Two and a half months ago I asked why Universal hasn’t released a This Gun For Hire Bluray (“This Film For Remastering“). On 11.13 Shout! Factory is releasing a Blue Dahlia Bluray, and a Glass Key Bluray on 1.15.19. So where the hell is This Gun For Hire? All three Ladd noirs have to be high-deffed, not just two.
Posted on 8.26.18: Frank Tuttle‘s This Gun For Hire (’42) is primarily a violent thriller, but the combination of frostiness and vulnerability in Alan Ladd‘s Raven, a professional assassin, feeds into a vibe of brusque indifference and existential despair. Released two years before Billy Wilder‘s Double Indemnity, I’ve always regarded This Gun For Hire as the first high-impact film noir. Which puts it into the pantheon of 1940s releases. Pretty much every film-loving dweeb subscribes to this view.
But for some odd reason Universal has never released a Bluray or streamed it in HD. Here we are in 2018, and the only way to watch this still engrossing, hard-boiled drama is on that same shitty DVD Universal released 14 years ago. Why don’t they get the lead out and remaster it? It would be fairly criminal to just let it remain a 480p experience.
Ladd’s breakout performance made him a big star, but his flush days lasted only about 15 years, give or take. The poor guy died at age 50, of an accidental suicide in January of ’64.
“Once Ladd had acquired an unsmiling hardness, he was transformed from an extra to a phenomenon. Ladd’s calm slender ferocity make it clear that he was the first American actor to show the killer as a cold angel.” – David Thomson, “A Biographical Dictionary of Film.”
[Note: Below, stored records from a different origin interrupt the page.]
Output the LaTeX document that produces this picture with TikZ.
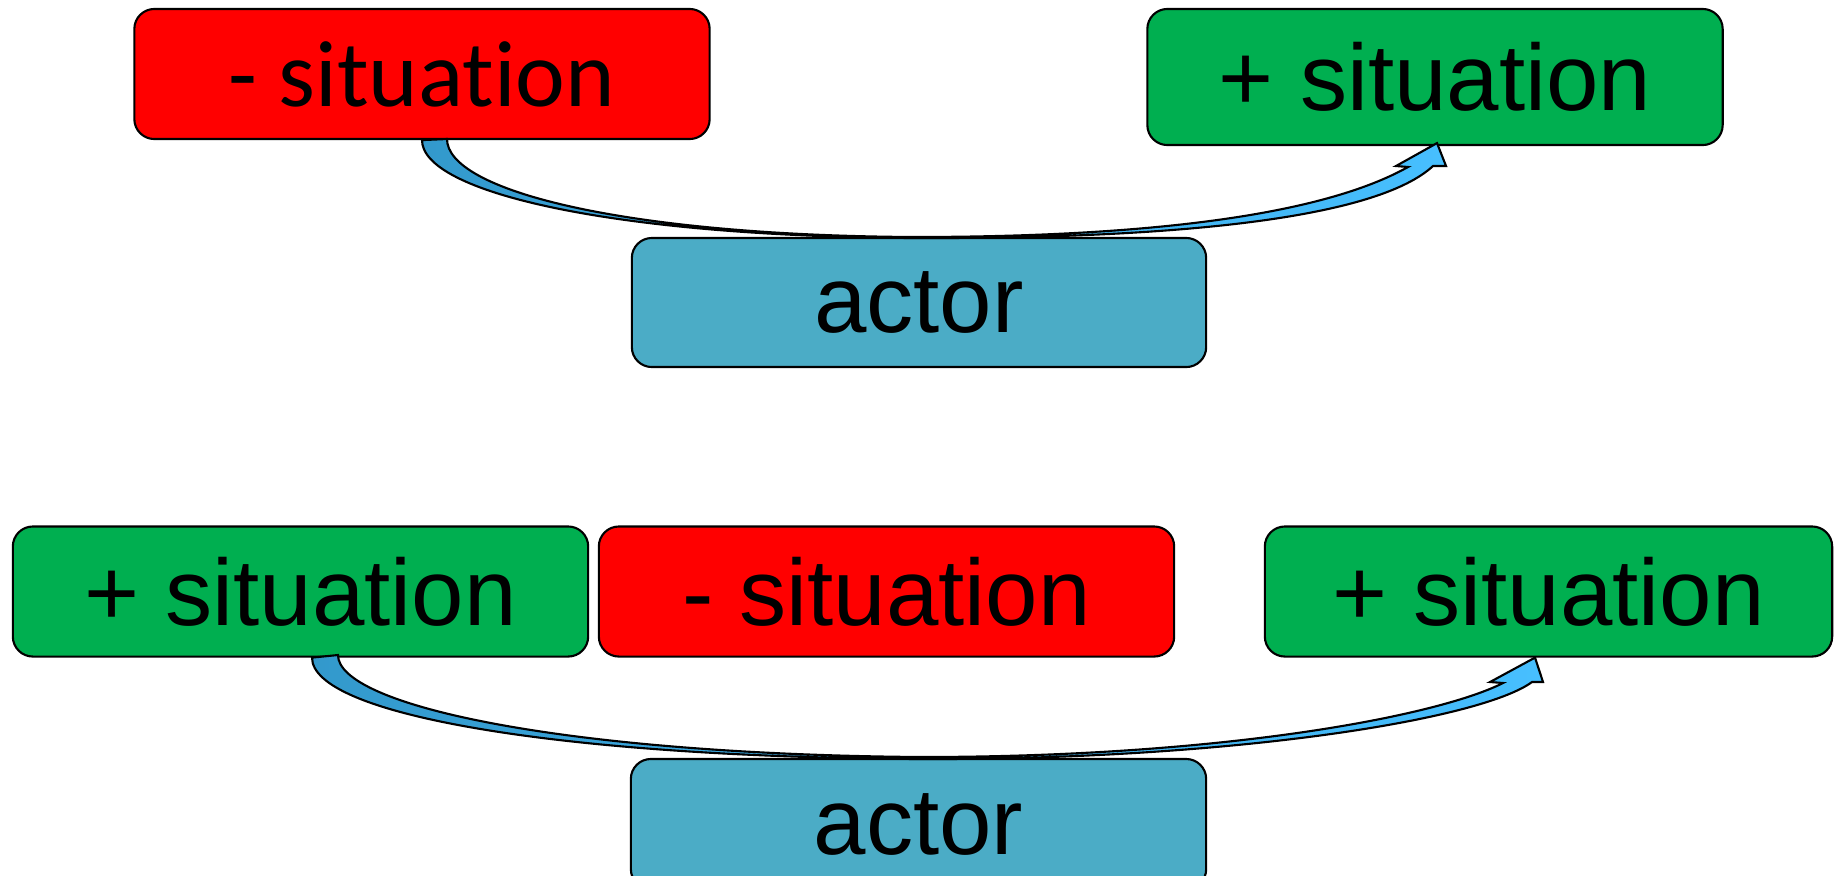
\documentclass[tikz,border=0pt]{standalone}
\usepackage{fontspec}
\setmainfont{Liberation Sans}
\newfontfamily\calibri[Ligatures=NoCommon]{Carlito}
\usepackage{xcolor}
\usepackage{tikz}

\definecolor{negred}{HTML}{FF0000}
\definecolor{posgreen}{HTML}{00AF50}
\definecolor{actorblue}{HTML}{4BACC6}
\definecolor{banddark}{HTML}{3399CC}
\definecolor{bandlight}{HTML}{47BFFF}

\begin{document}
\begin{tikzpicture}[x=0.01cm,y=-0.01cm]
		\tikzstyle{every node}+=[inner sep=0pt]
		\tikzstyle{sit}=[draw=black, line width=0.6pt, rounded corners=0.2cm, minimum width=5.75cm, minimum height=1.3cm, font=\fontsize{26.8pt}{32pt}\selectfont]
		\tikzstyle{band}=[draw=black, line width=0.6pt, line join=miter, left color=banddark, right color=bandlight]
		\useasboundingbox (0,0) rectangle (1834,875);
		\node [sit, fill=negred, font=\fontsize{26.8pt}{32pt}\selectfont\calibri] (neg1) at (422,74) {- situation};
		\node [sit, fill=posgreen, minimum height=1.36cm] (pos1) at (1435,77) {+ situation};
		\node [sit, fill=actorblue, minimum width=5.74cm, minimum height=1.29cm] (act1) at (919,302.5) {actor};
		\node [sit, fill=posgreen] (pos2) at (300.5,591.5) {+ situation};
		\node [sit, fill=negred] (neg2) at (886.5,591.5) {- situation};
		\node [sit, fill=posgreen, minimum width=5.67cm] (pos3) at (1548.5,591.5) {+ situation};
		\node [sit, fill=actorblue] (act2) at (918.5,824) {actor};
		\draw [band] (neg1.south) .. controls (422,192) and (610,236) .. (912,238)
			.. controls (1200,239) and (1380,215) .. (1433,166)
			-- (1446,166) -- ([yshift=0.03cm]pos1.south -| 1437,0) -- (1396,166) -- (1408,167)
			.. controls (1340,205) and (1200,237) .. (912,237)
			.. controls (620,235) and (447,190) .. (447,139) -- cycle;
		\draw [band] ([xshift=0.115cm]pos2.south) .. controls (312,715) and (560,757) .. (920,759)
			.. controls (1230,760) and (1480,720) .. (1532,682)
			-- (1543,682) -- (pos3.south -| 1535,0) -- (1490,682) -- (1503,683)
			.. controls (1440,715) and (1230,757) .. (920,757)
			.. controls (560,754) and (338,705) .. (338,655) -- cycle;
	\end{tikzpicture}
\end{document}
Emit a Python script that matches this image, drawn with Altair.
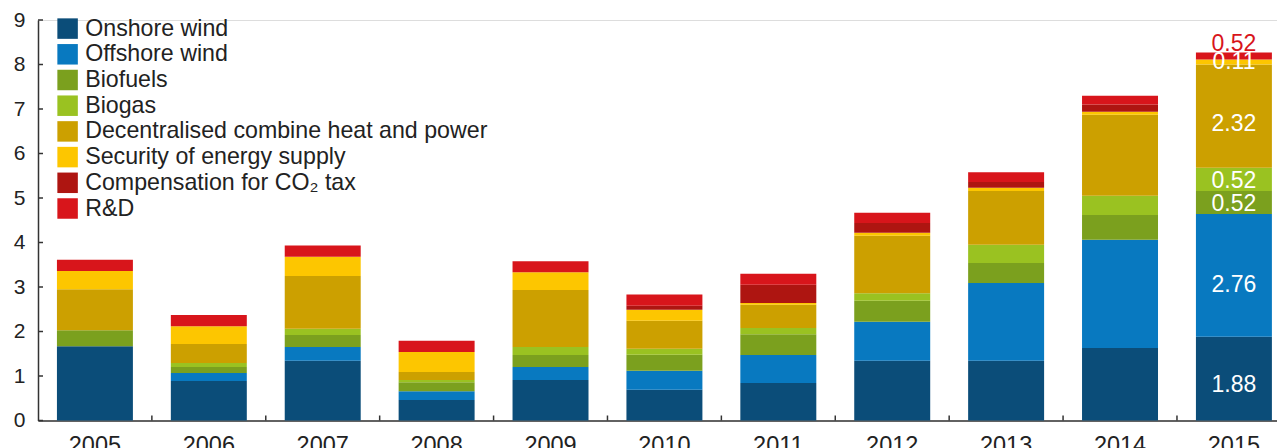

“One shudders to think of the career which Paramount must have in mind for Alan Ladd, a new actor, after witnessing the young gentleman’s debut in This Gun for Hire… Obviously, they’ve tagged him to be the toughest monkey loose on the screen. For not since Jimmy Cagney massaged Mae Clarke‘s face with a grapefruit has a grim desperado gunned his way into cinema ranks with such violence as does Mr. Ladd in this fast and exciting melodrama. Keep your eye peeled for this Ladd fellow; he’s a pretty-boy killer who likes his work…Mr. Ladd is the buster; he is really an actor to watch.” — from Bosley Crowther‘s review of This Gun For Hire (’42).